Olha que fazia tempo eu tinha chegado do interior e nunca pensei nisso. Via os outros fazendo isso e não achava certo. Mas hoje me deu vontade de driblar o bonde! Aquela tentação de driblar o bonde! E queles bondes abertos em que a gente se apinhava e se pendurava no estribo, esses então até parece que foram feitos para o drible!!!
Pude ver que as pessoas saltavam do bonde em movimento com uma singularidade invejável. Saltavam, punham-se de pé. Seguiam caminhando. Legal, né??? E eu ali, olhava aquilo mas ainda guardando a inocência de um garoto do interior, nem me despertava tamanha perversidade, tão grave perdição! Mas hoje - te juro - me deu vontade de driblar o bonde!!!
Aí peguei umas dicas. Ensinaram-se que ao saltar eu deveria jogar o peso do corpo para trás (para fazer o contra-ponto) com a velocidade do bonde.

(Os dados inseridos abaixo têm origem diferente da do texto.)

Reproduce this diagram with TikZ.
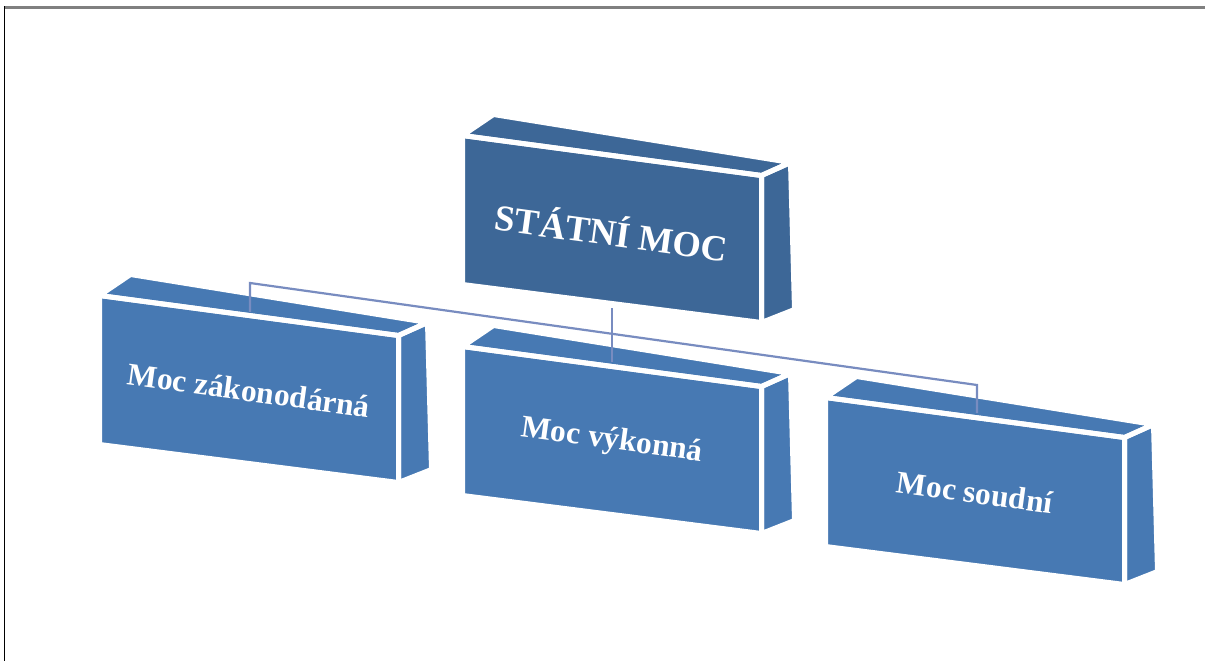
\documentclass[tikz,border=0pt]{standalone}
\usepackage{fontspec}
\setmainfont{Liberation Serif}
\definecolor{topblue}{RGB}{61,103,151}
\definecolor{lowblue}{RGB}{71,121,179}
\definecolor{conn}{RGB}{120,140,192}
\definecolor{framegray}{RGB}{128,128,128}
\tikzset{
  facefill/.style={fill=#1,draw=none},
  faceedge/.style={draw=white,line width=5pt,line join=round},
  boxtext/.style={text=white,font=\bfseries\fontsize{31.5}{37}\selectfont,rotate=-7.8,inner sep=0pt},
  toptext/.style={boxtext,font=\bfseries\fontsize{36.5}{43}\selectfont},
  connector/.style={draw=conn,line width=2.2pt},
}
\newcommand\threedbox[6]{% #1 name, #2 x, #3 y, #4 colour, #5 text style, #6 text
  \begin{scope}[shift={(#2,#3)}]
    \coordinate (#1-A) at (0,0);
    \coordinate (#1-B) at (299,40);
    \coordinate (#1-C) at (299,187);
    \coordinate (#1-D) at (0,149);
    \coordinate (#1-E) at (31,-21);
    \coordinate (#1-F) at (328,27);
    \coordinate (#1-G) at (332,174);
    \path[facefill=#4] (#1-A)--(#1-B)--(#1-C)--(#1-D)--cycle;
    \path[facefill=#4] (#1-A)--(#1-B)--(#1-F)--(#1-E)--cycle;
    \path[facefill=#4] (#1-B)--(#1-F)--(#1-G)--(#1-C)--cycle;
    \path[faceedge] (#1-A)--(#1-B)--(#1-C)--(#1-D)--cycle;
    \path[faceedge] (#1-A)--(#1-B)--(#1-F)--(#1-E)--cycle;
    \path[faceedge] (#1-B)--(#1-F)--(#1-G)--(#1-C)--cycle;
    \node[#5] (#1) at (149.5,95) {#6};
  \end{scope}}
\begin{document}
\begin{tikzpicture}[x=1pt,y=-1pt]
  \useasboundingbox (0,0) rectangle (1205,661);
  \fill[white] (0,0) rectangle (1205,661);
  % frame
  \draw[framegray,line width=2.2pt] (3.8,7.5) -- (1205,7.5);
  \draw[black,line width=1.3pt] (4.5,6.5) -- (4.5,661);
  % boxes
  \threedbox{statni}{462.5}{135.5}{topblue}{toptext}{STÁTNÍ MOC}
  \threedbox{zak}{99.5}{295.5}{lowblue}{boxtext}{Moc zákonodárná}
  \threedbox{vyk}{462.5}{346.5}{lowblue}{boxtext}{Moc výkonná}
  \threedbox{soud}{825.5}{397.5}{lowblue}{boxtext}{Moc soudní}
  % connectors
  \coordinate (statni-out) at (612,308);
  \coordinate (vyk-in) at (612,362);
  \coordinate (zak-in) at (250,312);
  \coordinate (soud-in) at (977,413);
  \coordinate (busL) at (250,283);
  \coordinate (busR) at (977,385);
  \path[connector] (zak-in) -- (busL) -- (busR) -- (soud-in);
  \path[connector] (statni-out) -- (vyk-in);
\end{tikzpicture}
\end{document}
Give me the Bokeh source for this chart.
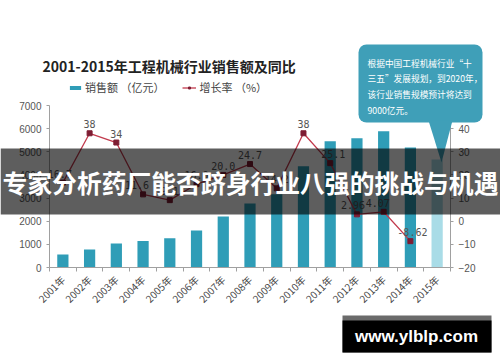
import math
from bokeh.plotting import figure
from bokeh.models import (ColumnDataSource, Range1d, LinearAxis, FixedTicker, Label,
                          Legend, LegendItem, PolyAnnotation, BoxAnnotation, CustomJSTickFormatter)
from bokeh.embed import file_html
from bokeh.resources import INLINE
from bokeh.core.properties import value

# ---------------- data ----------------
years = ["2001年", "2002年", "2003年", "2004年", "2005年", "2006年", "2007年", "2008年",
         "2009年", "2010年", "2011年", "2012年", "2013年", "2014年", "2015年"]
sales = [560, 780, 1040, 1140, 1260, 1600, 2200, 2770, 3170, 4370, 5450, 5580, 5890, 5190, 4670]
growth = [16.7, 38, 34, 11.6, 9.1, 16.0, 20.0, 24.7, 14.2, 38, 25.1, 2.96, 4.07, -8.62]
growth_labels = ["16.7", "38", "34", "11.6", "9.1", "16.0", "20.0", "24.7", "14.2", "38",
                 "25.1", "2.96", "4.07", "-8.62"]
left_ticks = [0, 1000, 2000, 3000, 4000, 5000, 6000, 7000]
right_ticks = [-20, -10, 0, 10, 20, 30, 40, 50]

title_text = "2001-2015年工程机械行业销售额及同比"
legend_labels = ["销售额 （亿元）", "增长率 （%）"]
bubble_lines = ["根据中国工程机械行业“十", "三五”发展规划，到2020年，",
                "该行业销售规模预计将达到", "9000亿元。"]
banner_text = "专家分析药厂能否跻身行业八强的挑战与机遇"
site_text = "www.ylblp.com"

# ---------------- layout (page pixels) ----------------
W, H = 500, 362
FL, FR, FT, FB = 49, 450, 105, 267   # plotting area of the chart

CJK = "Noto Sans CJK SC"
TEAL = "#2f9db7"
LIGHT = "#a9dce7"
BUBBLE = "#3f9fb8"
AXIS = "#a0a0a0"

n = len(years)
PX = (FR - FL) / n
PY = (FB - FT) / (left_ticks[-1] - left_ticks[0])
PR = (FB - FT) / (right_ticks[-1] - right_ticks[0])
x_rng = Range1d(-FL / PX, n + (W - FR) / PX)
y_rng = Range1d(left_ticks[0] - (H - FB) / PY, left_ticks[-1] + FT / PY)
r_rng = Range1d(right_ticks[0] - (H - FB) / PR, right_ticks[-1] + FT / PR)


def sx(px):
    return px


def sy(py):
    return H - py


xs = [i + 0.5 for i in range(n)]
bar_colors = [TEAL] * (n - 1) + [LIGHT]
label_dx = [-3, 0, 0, -6, 0, 0, 0, 0, 0, 0, 3, -4, -6, 2]

bar_src = ColumnDataSource(dict(x=xs, top=sales, color=bar_colors))
line_src = ColumnDataSource(dict(x=xs[:len(growth)], y=growth, lab=growth_labels, dx=label_dx))

p = figure(width=W, height=H, output_backend="svg", toolbar_location=None, title=None,
           x_range=x_rng, y_range=y_rng, x_axis_location=None, y_axis_location=None,
           min_border=0)
p.extra_y_ranges = {"rate": r_rng}
p.outline_line_color = None
p.background_fill_color = "white"
p.border_fill_color = "white"
for g in p.grid:
    g.visible = False

# x axis
xa = LinearAxis(fixed_location=left_ticks[0], bounds=(0, n),
                ticker=FixedTicker(ticks=xs, minor_ticks=list(range(n + 1))),
                formatter=CustomJSTickFormatter(args=dict(labels=years),
                                                code="return labels[Math.floor(tick)] || '';"))
xa.major_label_orientation = math.pi / 4
xa.major_tick_line_color = None
xa.major_tick_out = 0
xa.major_tick_in = 0
xa.minor_tick_out = 4
xa.minor_tick_in = 0
xa.minor_tick_line_color = AXIS
xa.axis_line_color = AXIS
xa.major_label_text_font = CJK
xa.major_label_text_font_size = "10px"
xa.major_label_text_color = "#444444"
xa.major_label_standoff = 6
p.add_layout(xa, "below")

# left axis
ya = LinearAxis(fixed_location=0, bounds=(left_ticks[0], left_ticks[-1]),
                ticker=FixedTicker(ticks=left_ticks))
ya.axis_line_color = AXIS
ya.major_tick_line_color = AXIS
ya.major_tick_out = 3
ya.major_tick_in = 0
ya.minor_tick_line_color = None
ya.major_label_text_font = "Liberation Sans"
ya.major_label_text_font_size = "10px"
ya.major_label_text_color = "#555555"
ya.major_label_standoff = 5
p.add_layout(ya, "left")

# right axis
ra = LinearAxis(y_range_name="rate", fixed_location=n,
                bounds=(right_ticks[0], right_ticks[-1]), ticker=FixedTicker(ticks=right_ticks))
ra.axis_line_color = AXIS
ra.major_tick_line_color = AXIS
ra.major_tick_out = 3
ra.major_tick_in = 0
ra.minor_tick_line_color = None
ra.major_label_text_font = "Liberation Sans"
ra.major_label_text_font_size = "10px"
ra.major_label_text_color = "#555555"
ra.major_label_standoff = 5
p.add_layout(ra, "right")

# bars
bars = p.vbar(x="x", top="top", bottom=0, width=0.42, fill_color="color",
              line_color=None, source=bar_src)

# growth line
line_r = p.line(x="x", y="y", y_range_name="rate", line_color="#c23a4d", line_width=1.3,
                source=line_src)
pts = p.scatter(x="x", y="y", y_range_name="rate", marker="square", size=5,
                fill_color="#7e1d33", line_color="#7e1d33", source=line_src)
p.text(x="x", y="y", text="lab", y_range_name="rate", x_offset="dx", y_offset=-5,
       text_align="center", text_baseline="bottom", text_font=value("DejaVu Sans Mono"),
       text_font_size="10px", text_color="#555555", source=line_src)

# legend
legend = Legend(items=[LegendItem(label=legend_labels[0], renderers=[bars]),
                       LegendItem(label=legend_labels[1], renderers=[line_r, pts])],
                orientation="horizontal", location=(sx(68), sy(95)),
                border_line_color=None, background_fill_alpha=0, padding=0, margin=0,
                spacing=18, glyph_width=14, glyph_height=5, label_standoff=3,
                label_text_font=CJK, label_text_font_size="11px",
                label_text_color="#444444", label_height=12)
p.add_layout(legend)

# title
p.add_layout(Label(x=sx(42), y=sy(65), x_units="screen", y_units="screen", text=title_text,
                   text_font=CJK, text_font_size="14px", text_font_style="bold",
                   text_color="#222222", text_baseline="middle", text_align="left"))

# bubble
p.add_layout(BoxAnnotation(left=sx(358), right=sx(482), top=sy(44), bottom=sy(122),
                           left_units="screen", right_units="screen",
                           top_units="screen", bottom_units="screen",
                           fill_color=BUBBLE, fill_alpha=1, line_color=None,
                           border_radius=8))
p.add_layout(PolyAnnotation(xs=[sx(428), sx(452), sx(441)], ys=[sy(120), sy(120), sy(162)],
                            xs_units="screen", ys_units="screen",
                            fill_color=BUBBLE, fill_alpha=1, line_color=None))
for k, line in enumerate(bubble_lines):
    p.add_layout(Label(x=sx(367), y=sy(62.5 + 15.7 * k), x_units="screen", y_units="screen",
                       text=line, text_font=CJK, text_font_size="8.7px", text_color="white",
                       text_baseline="middle", text_align="left"))

# banner
p.add_layout(BoxAnnotation(left=sx(0), right=sx(W), top=sy(148), bottom=sy(214),
                           left_units="screen", right_units="screen",
                           top_units="screen", bottom_units="screen",
                           fill_color="black", fill_alpha=0.63, line_color=None,
                           level="overlay"))
p.add_layout(Label(x=sx(2), y=sy(181), x_units="screen", y_units="screen", text=banner_text,
                   text_font=CJK, text_font_size="24.8px", text_font_style="bold",
                   text_color="white", text_baseline="middle", text_align="left",
                   level="overlay"))

# site box
p.add_layout(BoxAnnotation(left=sx(342), right=sx(491), top=sy(315), bottom=sy(352),
                           left_units="screen", right_units="screen",
                           top_units="screen", bottom_units="screen",
                           fill_color="#6b6b6b", fill_alpha=1, line_color=None, level="overlay"))
p.add_layout(BoxAnnotation(left=sx(342), right=sx(491), top=sy(320), bottom=sy(352),
                           left_units="screen", right_units="screen",
                           top_units="screen", bottom_units="screen",
                           fill_color="black", fill_alpha=1, line_color=None, level="overlay"))
p.add_layout(Label(x=sx(416), y=sy(336), x_units="screen", y_units="screen", text=site_text,
                   text_font="Liberation Sans", text_font_size="17px", text_font_style="bold",
                   text_color="white", text_baseline="middle", text_align="center",
                   level="overlay"))

open("out.html", "w").write(file_html(p, INLINE))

Era como se ao saltar, estabelecesse um equilíbrio entre a velocidade e o peso. E comecei saltando, quando o bonde ainda ia devagar. Em saltos inocentes. Era o treinamento... Agora eu queria driblar o bonde era pra valer. E hoje me deu uma vontade danada de driblar o bonde!!!
E lá se vamos nós. Estamos naquela ladeira, antes do 24º BC, chegando no João Paulo. O bonde ia "tubado", na maior velocidade!!! Eu sem uma banda bolso quando lá vem o cobrador, tilintando dinheiro e querendo receber. E o bonde na ladeira e na velocidade... foi quando despenquei sobre o chão. E por muitos anos guardei à altura do cotovelo a marca do preço e da tentação... de driblar o bonde. - Aprendi então que "o mundo judia mas também ensina", e eu faço dessa lembrança, esta PÁGINA DE SAUDADE.
*******************************
Este tema eu mando para o Dr. Sergio Godinho, diretor deste Jornal O Progresso, certo de que ele viveu o CINE EDEN e, se não driblou nem caiu, foi passageiro desse mesmo bonde.